しかし「桜を見る会」は、文句なく安倍氏が主役。彼自身に批判の目が向けられている。だから問題は大きく、対応が難しいのだ。
■「安倍政権には岩盤支持層が3割ある」は健在
安倍氏はどこまで追い詰められてしまうのだろうか。最近、野党からは疑惑がさらに深まる前に安倍氏が衆院解散してしまうのではないか、という観測が出ている。また永田町内では安倍氏が政権を投げ出し、辞任するのではないかとの見方さえある。
しかし、そこに至る可能性は、現段階では低いとみたほうがいい。共同通信社のデータにもう一度戻ろう。「桜を見る会」に安倍氏の支援者が多数招待されたことを問題だと思うかどうか、という設問に対し「問題だと思う」は59.9%、「問題だと思わない」が35.0%だった。

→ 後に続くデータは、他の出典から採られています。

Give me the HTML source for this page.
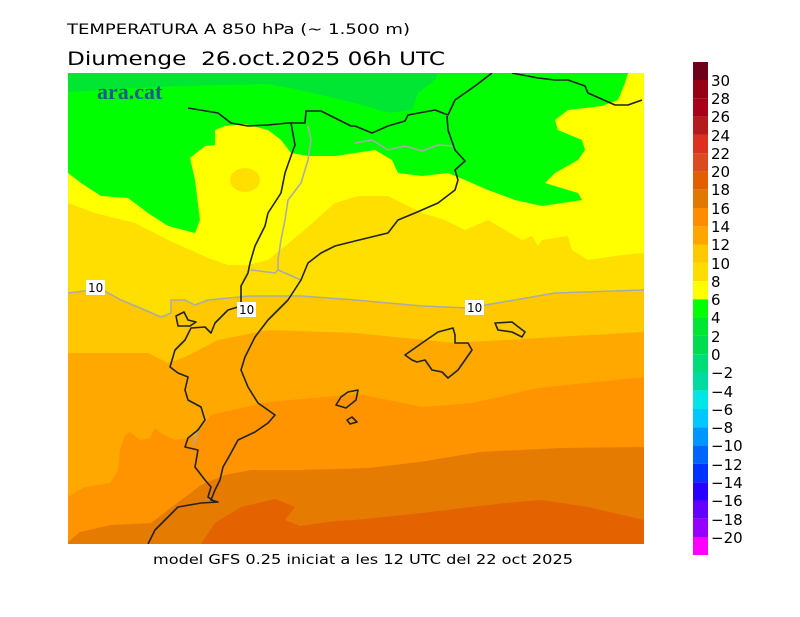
<!DOCTYPE html>
<html><head><meta charset="utf-8"><style>html,body{margin:0;padding:0;background:#fff;width:800px;height:617px;overflow:hidden}</style></head><body>
<svg width="800" height="617" xmlns="http://www.w3.org/2000/svg" font-family="'DejaVu Sans','Liberation Sans',sans-serif">
<rect width="800" height="617" fill="#fff"/>
<text x="67" y="34" font-size="14" textLength="343" lengthAdjust="spacingAndGlyphs">TEMPERATURA A 850 hPa (~ 1.500 m)</text>
<text x="67" y="65" font-size="19" textLength="378" lengthAdjust="spacingAndGlyphs">Diumenge&#160; 26.oct.2025 06h UTC</text>
<clipPath id="c"><rect x="68" y="73" width="576" height="471"/></clipPath>
<g clip-path="url(#c)">
<rect x="68" y="73" width="576" height="471" fill="#e46200"/>
<path fill="#e57b00" d="M68,73 L644,73 L644,520 L588,507 L542,500 L505,503 L422,513 L355,520 L335,521 L300,526 L285,520 L295,507 L275,499 L241,507 L215,523 L201,544 L68,544 Z"/>
<path fill="#ff9300" d="M68,73 L644,73 L644,447 L560,448 L480,452 L420,462 L368,468 L301,470 L251,470 L225,475 L201,485 L188,495 L168,510 L151,523 L111,525 L80,532 L68,542 Z"/>
<path fill="#ffa800" d="M68,73 L644,73 L645,377 L538,388 L472,403 L422,407 L358,394 L268,402 L211,415 L195,437 L175,440 L162,434 L155,428 L150,438 L140,440 L130,432 L125,435 L120,450 L118,470 L110,483 L85,487 L68,497 Z"/>
<path fill="#ffc800" d="M68,73 L644,73 L645,332 L555,337 L455,343 L355,333 L268,330 L218,340 L185,357 L168,363 L148,353 L68,353 Z"/>
<path fill="#ffdf00" d="M68,73 L644,73 L645,290 L555,293 L468,308 L422,306 L355,300 L301,296 L250,296 L208,300 L195,305 L185,300 L171,300 L171,313 L161,317 L138,307 L121,300 L101,289 L68,293 Z"/>
<path fill="#ffff00" d="M68,73 L644,73 L645,253 L622,255 L588,260 L572,250 L568,236 L542,240 L538,246 L532,236 L522,240 L505,230 L488,220 L465,230 L445,220 L422,213 L388,196 L358,196 L335,203 L301,233 L268,260 L248,265 L228,265 L208,258 L168,240 L135,223 L95,213 L68,203 Z"/>
<ellipse cx="245" cy="180" rx="15" ry="12" fill="#ffdf00"/>
<path fill="#00ff00" d="M68,73 L628,73 L625,83 L618,100 L602,106 L568,110 L555,120 L558,130 L582,140 L585,150 L578,160 L555,173 L545,183 L578,193 L582,200 L542,206 L515,200 L488,190 L465,180 L448,173 L422,176 L398,173 L392,160 L375,150 L355,153 L335,156 L308,156 L291,153 L281,140 L268,130 L245,124 L225,126 L215,130 L215,145 L205,146 L190,158 L195,180 L200,220 L195,233 L168,226 L148,213 L128,198 L101,196 L81,183 L68,173 Z"/>
<path fill="#00e632" d="M68,73 L438,73 L435,80 L418,93 L412,110 L388,113 L355,103 L300,90 L268,84 L178,86 L101,90 L68,92 Z"/>
<g fill="none" stroke="#aaaaaa" stroke-width="1.5">
<path d="M68,293 L101,289 L121,300 L138,307 L161,317 L171,313 L171,300 L185,300 L195,305 L208,300 L250,296 L301,296 L355,300 L422,306 L468,308 L555,293 L645,290"/>
<path d="M308,126 L311,140 L308,160 L301,183 L288,200 L285,220 L281,240 L278,260 L278,270 L301,280"/>
<path d="M251,270 L275,273 L278,270"/>
<path d="M355,143 L372,140 L388,150 L405,146 L422,151 L438,145 L455,146"/>
<path d="M198,428 L196,438 L193,445"/>
</g>
<g fill="none" stroke="#222" stroke-width="1.6" stroke-linejoin="round">
<path d="M188,108 L218,113 L231,123 L248,126 L268,125 L288,123 L305,123 L306,111 L321,111 L335,118 L351,126 L355,126 L372,133 L388,126 L405,121 L408,115 L435,110 L448,115 L455,100 L475,86 L492,73"/>
<path d="M512,73 L538,78 L555,80 L568,80 L585,86 L588,93 L615,105 L628,105 L642,100"/>
<path d="M447,116 L448,130 L455,150 L465,161 L455,170 L458,180 L455,190 L438,203 L415,213 L398,220 L388,233 L355,241 L335,246 L321,253 L308,263 L301,280 L288,300 L268,320 L255,337 L245,357 L241,370 L248,387 L258,403 L275,415 L268,423 L255,432 L238,440 L231,453 L223,467 L220,480 L215,490 L211,500 L218,502 L201,503 L178,507 L168,517 L155,530 L148,544"/>
<path d="M291,123 L295,145 L291,156 L285,173 L281,193 L268,213 L265,226 L255,246 L250,263 L248,273 L241,286 L241,306 L228,310 L215,323 L211,333 L205,327 L191,328 L185,340 L175,350 L170,367 L178,373 L188,377 L185,390 L188,400 L201,407 L205,420 L198,430 L188,438 L185,447 L198,450 L195,467 L205,480 L211,487 L208,497 L215,502"/>
<path d="M176,316 L184,312 L188,320 L196,322 L190,326 L178,326 Z"/>
<path d="M405,355 L422,343 L438,332 L453,328 L455,335 L455,343 L468,343 L472,350 L465,360 L458,370 L448,378 L442,372 L432,370 L425,360 L417,362 L412,360 Z"/>
<path d="M495,323 L512,322 L525,332 L522,337 L512,332 L498,330 Z"/>
<path d="M336,405 L341,397 L348,392 L358,390 L356,400 L346,408 Z"/>
<path d="M347,420 L352,417 L357,422 L350,424 Z"/>
</g>
</g>
<text x="97" y="99" font-family="'Liberation Serif',serif" font-weight="bold" font-size="22" fill="#1b5a8c">ara.cat</text>
<g font-size="12">
<rect x="86" y="280" width="19" height="15" fill="#fff"/><text x="88" y="292">10</text>
<rect x="237" y="302" width="19" height="15" fill="#fff"/><text x="239" y="314">10</text>
<rect x="465" y="300" width="19" height="15" fill="#fff"/><text x="467" y="312">10</text>
</g>
<text x="363" y="564" font-size="13" text-anchor="middle" textLength="420" lengthAdjust="spacingAndGlyphs">model GFS 0.25 iniciat a les 12 UTC del 22 oct 2025</text>
<g>
<rect x="693" y="62" width="15" height="18" fill="#6e0019"/>
<rect x="693" y="80" width="15" height="18.3" fill="#960014"/>
<rect x="693" y="98.3" width="15" height="18.3" fill="#a80018"/>
<rect x="693" y="116.6" width="15" height="18.3" fill="#b41c1c"/>
<rect x="693" y="134.8" width="15" height="18.3" fill="#dc3020"/>
<rect x="693" y="153.1" width="15" height="18.3" fill="#dc4a20"/>
<rect x="693" y="171.4" width="15" height="18.3" fill="#e15f00"/>
<rect x="693" y="189.7" width="15" height="18.3" fill="#e17800"/>
<rect x="693" y="208" width="15" height="18.3" fill="#ff8c00"/>
<rect x="693" y="226.2" width="15" height="18.3" fill="#ffa500"/>
<rect x="693" y="244.5" width="15" height="18.3" fill="#ffc800"/>
<rect x="693" y="262.8" width="15" height="18.3" fill="#ffdc00"/>
<rect x="693" y="281.1" width="15" height="18.3" fill="#ffff00"/>
<rect x="693" y="299.4" width="15" height="18.3" fill="#00ff00"/>
<rect x="693" y="317.6" width="15" height="18.3" fill="#00e632"/>
<rect x="693" y="335.9" width="15" height="18.3" fill="#00dc50"/>
<rect x="693" y="354.2" width="15" height="18.3" fill="#00dc78"/>
<rect x="693" y="372.5" width="15" height="18.3" fill="#00dca0"/>
<rect x="693" y="390.8" width="15" height="18.3" fill="#00e6e6"/>
<rect x="693" y="409" width="15" height="18.3" fill="#00c8ff"/>
<rect x="693" y="427.3" width="15" height="18.3" fill="#0096ff"/>
<rect x="693" y="445.6" width="15" height="18.3" fill="#0064ff"/>
<rect x="693" y="463.9" width="15" height="18.3" fill="#0032ff"/>
<rect x="693" y="482.2" width="15" height="18.3" fill="#2800ff"/>
<rect x="693" y="500.4" width="15" height="18.3" fill="#6400ff"/>
<rect x="693" y="518.7" width="15" height="18.3" fill="#9600ff"/>
<rect x="693" y="537" width="15" height="18" fill="#ff00ff"/>
</g>
<g font-size="15" fill="#000">
<text x="711" y="86">30</text><text x="711" y="104">28</text><text x="711" y="122">26</text><text x="711" y="141">24</text><text x="711" y="159">22</text><text x="711" y="177">20</text><text x="711" y="195">18</text><text x="711" y="214">16</text><text x="711" y="232">14</text><text x="711" y="250">12</text><text x="711" y="269">10</text><text x="711" y="287">8</text><text x="711" y="305">6</text><text x="711" y="323">4</text><text x="711" y="342">2</text><text x="711" y="360">0</text><text x="711" y="378">−2</text><text x="711" y="397">−4</text><text x="711" y="415">−6</text><text x="711" y="433">−8</text><text x="711" y="451">−10</text><text x="711" y="470">−12</text><text x="711" y="488">−14</text><text x="711" y="506">−16</text><text x="711" y="525">−18</text><text x="711" y="543">−20</text>
</g>
</svg>
</body></html>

ここで注目するべきなのは「問題だと思わない」が35%もあることだ。今、テレビ、新聞がこぞって「桜を見る会」を取り上げて批判する中、「問題だと思わない」と答える人は、どんなことが起きても安倍氏を支持しようと考える岩盤支持層だ。
これまで安倍政権が窮地になっても、内閣支持率が30%台で下げ止まることから「安倍政権には岩盤支持層が3割ある」と解説されてきた。世論調査を見る限り、まだこの「岩盤」は健在であることを示している。
野党側はこの問題で一気に倒閣まで持ち込もうと息巻いてはいるが、「桜一辺倒」では難しいことも世論調査は雄弁に語っている。裏を返せば、安倍氏の国会などでの説明に明確な矛盾が生じ、「岩盤層」も崩れ始めた時、今度こそ安倍政権は終末を迎えることになるだろう。